Stone circle, Ballinlyna, Co. Limerick

There is something quietly unsettling about a stone circle that has effectively ceased to exist.

At Ballinlyna in County Limerick, a monument once described as a significant prehistoric site now leaves no visible trace on the ground. Aerial imagery taken between 2011 and 2013 shows nothing to indicate that anything ever stood here, and more recent Google Earth orthoimages confirm the same blank picture. The field has simply absorbed whatever was once there, leaving only the paper record behind.

The written trail is thin but intriguing. The site does not appear at all on the Ordnance Survey six-inch map produced in 1840, which is itself notable, since monuments of this kind were often recorded even when imperfectly understood by early surveyors.

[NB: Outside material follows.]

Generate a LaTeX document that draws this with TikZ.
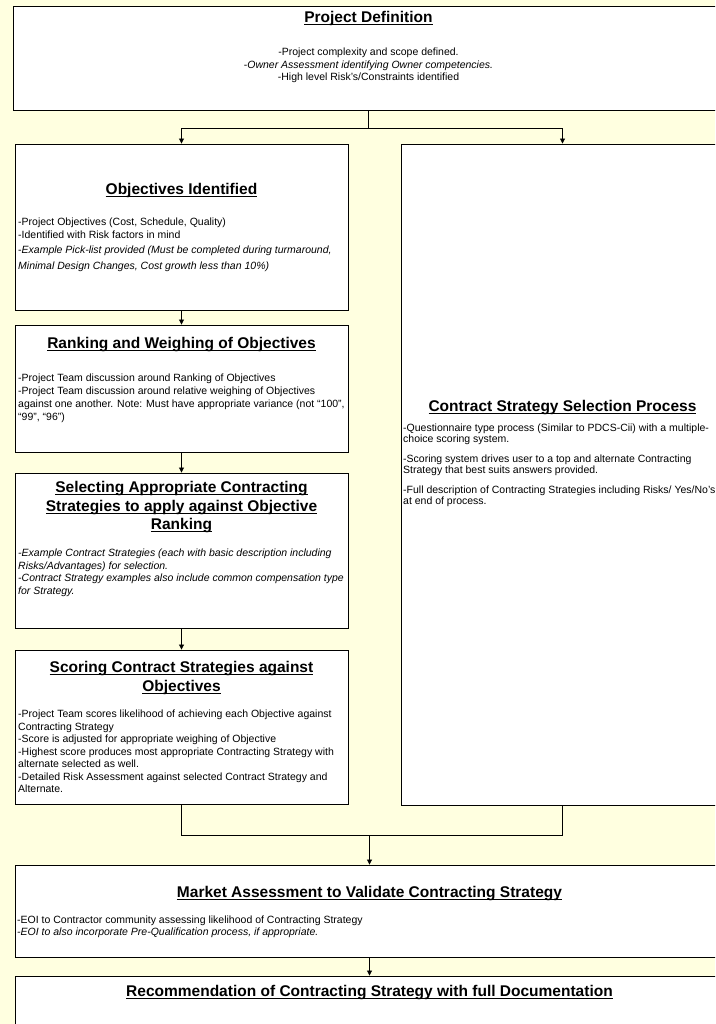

It surfaces later on the Cassini edition of the same map, annotated plainly as a stone circle. Then, in 1931, O'Shaughnessy and Carroll described the feature as a huge stone circle with souterrains in the vicinity of Cahir Mortle. Souterrains are underground passages or chambers, typically stone-lined, associated with early medieval settlement and used variously for storage or refuge. The reference to souterrains alongside the circle hints at a more complex archaeological landscape in the area, one layered across several periods. A separate enclosure, a roughly circular or oval field boundary of likely prehistoric or early medieval origin, lies approximately 264 metres to the west, suggesting this part of Limerick was once considerably more active than its present pastoral quiet implies.

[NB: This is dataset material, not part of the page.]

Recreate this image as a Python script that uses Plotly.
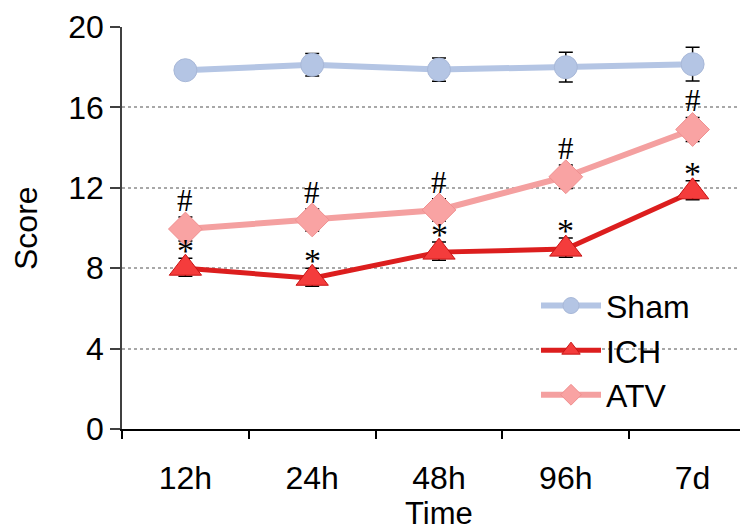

For anyone curious enough to visit, the site sits in pasture just north of a track running roughly east to west, and access to working farmland in Ireland always requires the landowner's permission. There is, practically speaking, very little to see. The ground offers no upstanding stones, no earthwork humps, no obvious disturbance. What the visit offers instead is a different kind of experience, standing in a field where something once stood, trying to reconcile a confident 1931 description of a huge monument with an utterly unremarkable-looking piece of ground. The value, if any, is in that gap between the historical record and the present reality, and in the broader question of how much has quietly vanished from the Irish landscape without anyone quite noticing when it went.